§ **The input**:

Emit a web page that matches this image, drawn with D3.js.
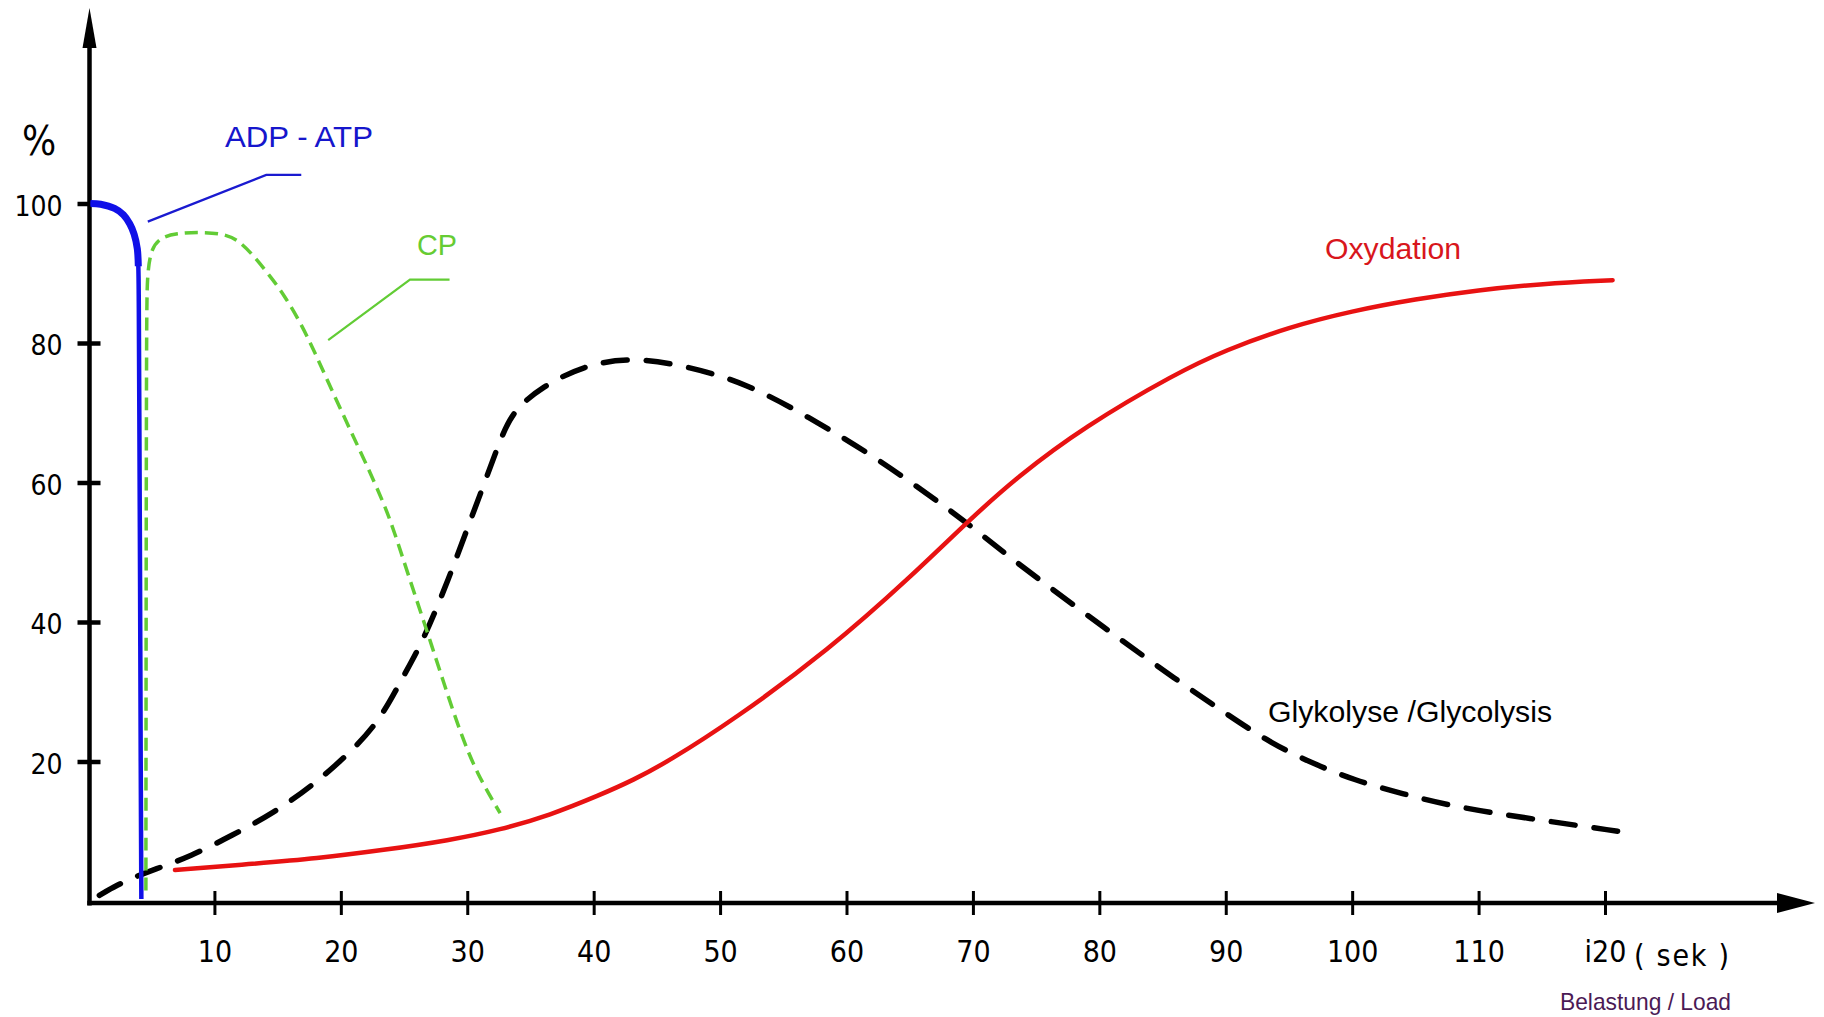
---
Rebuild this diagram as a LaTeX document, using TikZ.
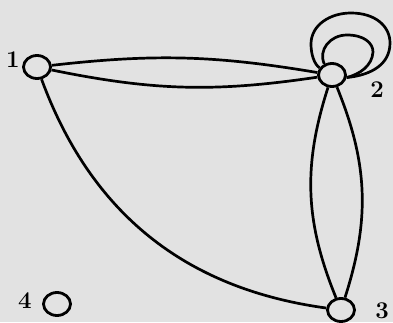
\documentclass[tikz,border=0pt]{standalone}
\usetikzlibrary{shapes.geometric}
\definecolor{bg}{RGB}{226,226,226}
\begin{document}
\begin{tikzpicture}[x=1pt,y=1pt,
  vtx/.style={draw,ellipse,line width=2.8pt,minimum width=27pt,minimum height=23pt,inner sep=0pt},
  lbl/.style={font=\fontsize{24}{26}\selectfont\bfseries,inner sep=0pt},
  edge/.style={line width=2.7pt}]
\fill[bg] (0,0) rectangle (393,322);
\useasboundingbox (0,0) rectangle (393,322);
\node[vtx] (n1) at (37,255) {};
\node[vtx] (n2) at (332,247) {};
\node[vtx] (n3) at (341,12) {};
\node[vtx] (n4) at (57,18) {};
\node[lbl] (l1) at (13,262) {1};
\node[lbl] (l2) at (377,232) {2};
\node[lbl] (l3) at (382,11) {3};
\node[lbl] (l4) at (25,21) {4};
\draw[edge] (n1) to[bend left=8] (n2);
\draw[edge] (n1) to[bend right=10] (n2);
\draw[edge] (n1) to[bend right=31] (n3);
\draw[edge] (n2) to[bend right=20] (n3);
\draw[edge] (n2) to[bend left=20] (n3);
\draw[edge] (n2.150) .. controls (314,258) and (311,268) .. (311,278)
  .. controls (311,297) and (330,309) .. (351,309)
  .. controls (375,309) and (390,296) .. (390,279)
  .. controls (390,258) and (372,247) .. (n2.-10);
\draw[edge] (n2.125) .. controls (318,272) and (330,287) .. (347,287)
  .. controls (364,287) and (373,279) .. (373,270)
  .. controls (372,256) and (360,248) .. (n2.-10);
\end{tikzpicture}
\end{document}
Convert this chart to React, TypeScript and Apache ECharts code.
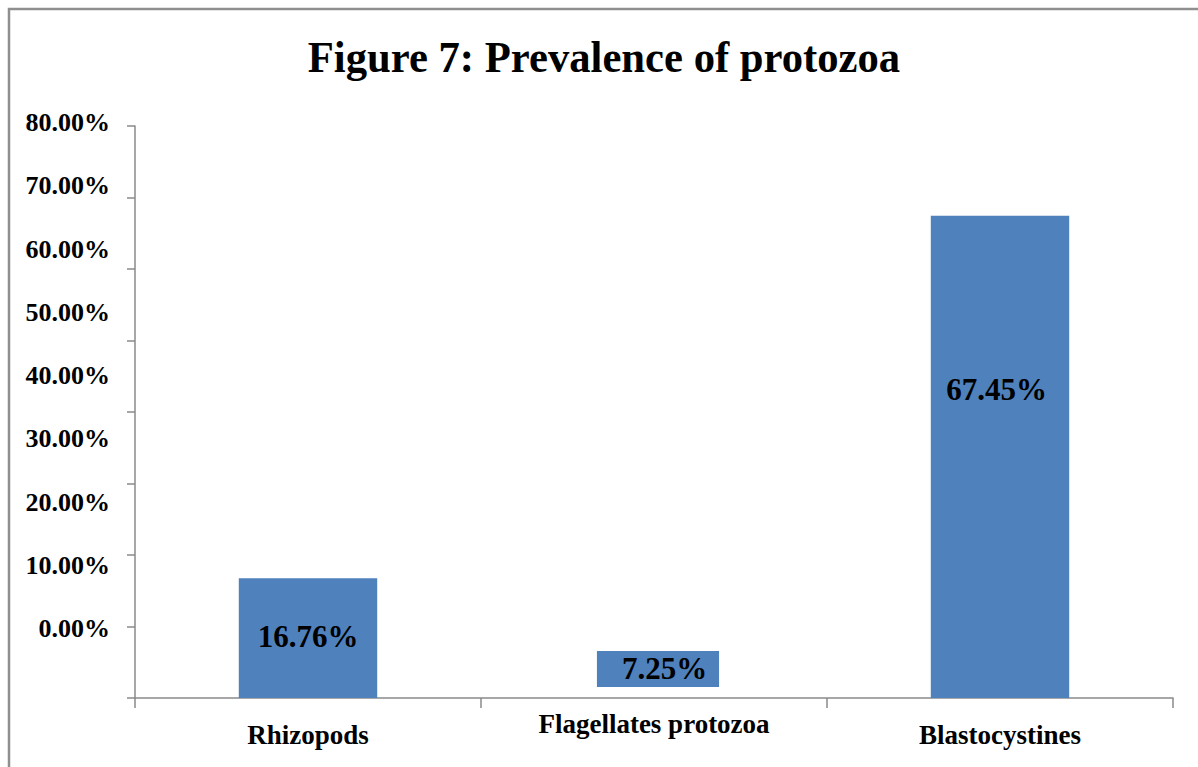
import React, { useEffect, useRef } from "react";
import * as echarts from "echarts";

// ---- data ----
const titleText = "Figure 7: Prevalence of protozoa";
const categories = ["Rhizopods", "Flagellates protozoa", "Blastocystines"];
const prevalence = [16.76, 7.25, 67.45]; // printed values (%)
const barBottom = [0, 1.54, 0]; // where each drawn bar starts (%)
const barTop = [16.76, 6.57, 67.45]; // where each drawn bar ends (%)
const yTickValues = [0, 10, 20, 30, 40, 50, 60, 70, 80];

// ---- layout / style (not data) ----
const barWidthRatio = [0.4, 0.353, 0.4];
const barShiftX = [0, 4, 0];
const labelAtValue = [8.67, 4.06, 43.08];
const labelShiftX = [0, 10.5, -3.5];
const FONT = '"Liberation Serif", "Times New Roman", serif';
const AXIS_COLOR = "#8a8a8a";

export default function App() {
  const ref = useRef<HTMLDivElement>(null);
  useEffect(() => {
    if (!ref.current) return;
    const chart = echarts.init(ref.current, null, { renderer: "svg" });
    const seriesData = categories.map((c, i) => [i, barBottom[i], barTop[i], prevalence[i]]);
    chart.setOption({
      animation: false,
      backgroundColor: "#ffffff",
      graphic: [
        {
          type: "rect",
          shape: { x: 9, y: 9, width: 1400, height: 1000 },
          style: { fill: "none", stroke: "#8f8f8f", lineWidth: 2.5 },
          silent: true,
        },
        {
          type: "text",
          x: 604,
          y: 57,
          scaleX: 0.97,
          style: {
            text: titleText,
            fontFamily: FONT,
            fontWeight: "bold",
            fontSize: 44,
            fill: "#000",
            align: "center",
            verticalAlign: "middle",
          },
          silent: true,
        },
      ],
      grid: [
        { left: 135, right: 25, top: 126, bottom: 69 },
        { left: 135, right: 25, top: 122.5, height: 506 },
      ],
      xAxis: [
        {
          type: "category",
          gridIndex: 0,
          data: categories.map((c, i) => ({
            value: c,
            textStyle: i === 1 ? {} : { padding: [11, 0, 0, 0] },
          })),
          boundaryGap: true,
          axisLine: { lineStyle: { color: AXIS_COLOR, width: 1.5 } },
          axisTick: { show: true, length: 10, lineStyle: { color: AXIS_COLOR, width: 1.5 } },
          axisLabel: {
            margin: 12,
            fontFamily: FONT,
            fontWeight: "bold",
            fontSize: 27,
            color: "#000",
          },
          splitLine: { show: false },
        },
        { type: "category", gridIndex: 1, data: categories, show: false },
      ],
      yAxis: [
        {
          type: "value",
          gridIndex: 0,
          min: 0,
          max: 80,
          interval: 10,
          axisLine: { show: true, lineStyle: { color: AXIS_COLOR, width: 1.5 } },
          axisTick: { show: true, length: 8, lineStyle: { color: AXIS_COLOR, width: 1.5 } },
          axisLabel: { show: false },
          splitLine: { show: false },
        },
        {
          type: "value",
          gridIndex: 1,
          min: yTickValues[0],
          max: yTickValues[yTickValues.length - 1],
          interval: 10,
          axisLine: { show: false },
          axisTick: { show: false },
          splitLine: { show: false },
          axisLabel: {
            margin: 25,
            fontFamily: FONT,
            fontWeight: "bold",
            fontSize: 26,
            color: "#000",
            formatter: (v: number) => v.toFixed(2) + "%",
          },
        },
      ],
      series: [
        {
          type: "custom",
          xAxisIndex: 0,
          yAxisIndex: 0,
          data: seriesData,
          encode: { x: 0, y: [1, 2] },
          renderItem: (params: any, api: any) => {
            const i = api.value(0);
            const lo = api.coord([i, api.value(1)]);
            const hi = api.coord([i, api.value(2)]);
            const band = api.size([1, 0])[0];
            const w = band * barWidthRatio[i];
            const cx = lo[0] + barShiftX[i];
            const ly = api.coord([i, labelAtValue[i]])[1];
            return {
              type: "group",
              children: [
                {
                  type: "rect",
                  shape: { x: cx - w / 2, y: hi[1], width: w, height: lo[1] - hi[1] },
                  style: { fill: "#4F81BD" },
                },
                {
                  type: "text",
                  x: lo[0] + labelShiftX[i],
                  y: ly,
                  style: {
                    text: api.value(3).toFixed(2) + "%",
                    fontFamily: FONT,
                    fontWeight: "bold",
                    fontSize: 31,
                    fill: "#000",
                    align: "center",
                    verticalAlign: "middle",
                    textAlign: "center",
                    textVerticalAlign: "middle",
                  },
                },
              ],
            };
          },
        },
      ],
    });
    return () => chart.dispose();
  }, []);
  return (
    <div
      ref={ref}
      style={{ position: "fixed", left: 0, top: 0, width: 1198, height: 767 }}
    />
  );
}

§ **Given task**: Repeat exactly, and only, the lines between the line holding "Convert this chart" and the line holding "import * as", inclusive, leaving pictures out.

§ **Result of the exercise**:
Convert this chart to React, TypeScript and Apache ECharts code.
import React, { useEffect, useRef } from "react";
import * as echarts from "echarts";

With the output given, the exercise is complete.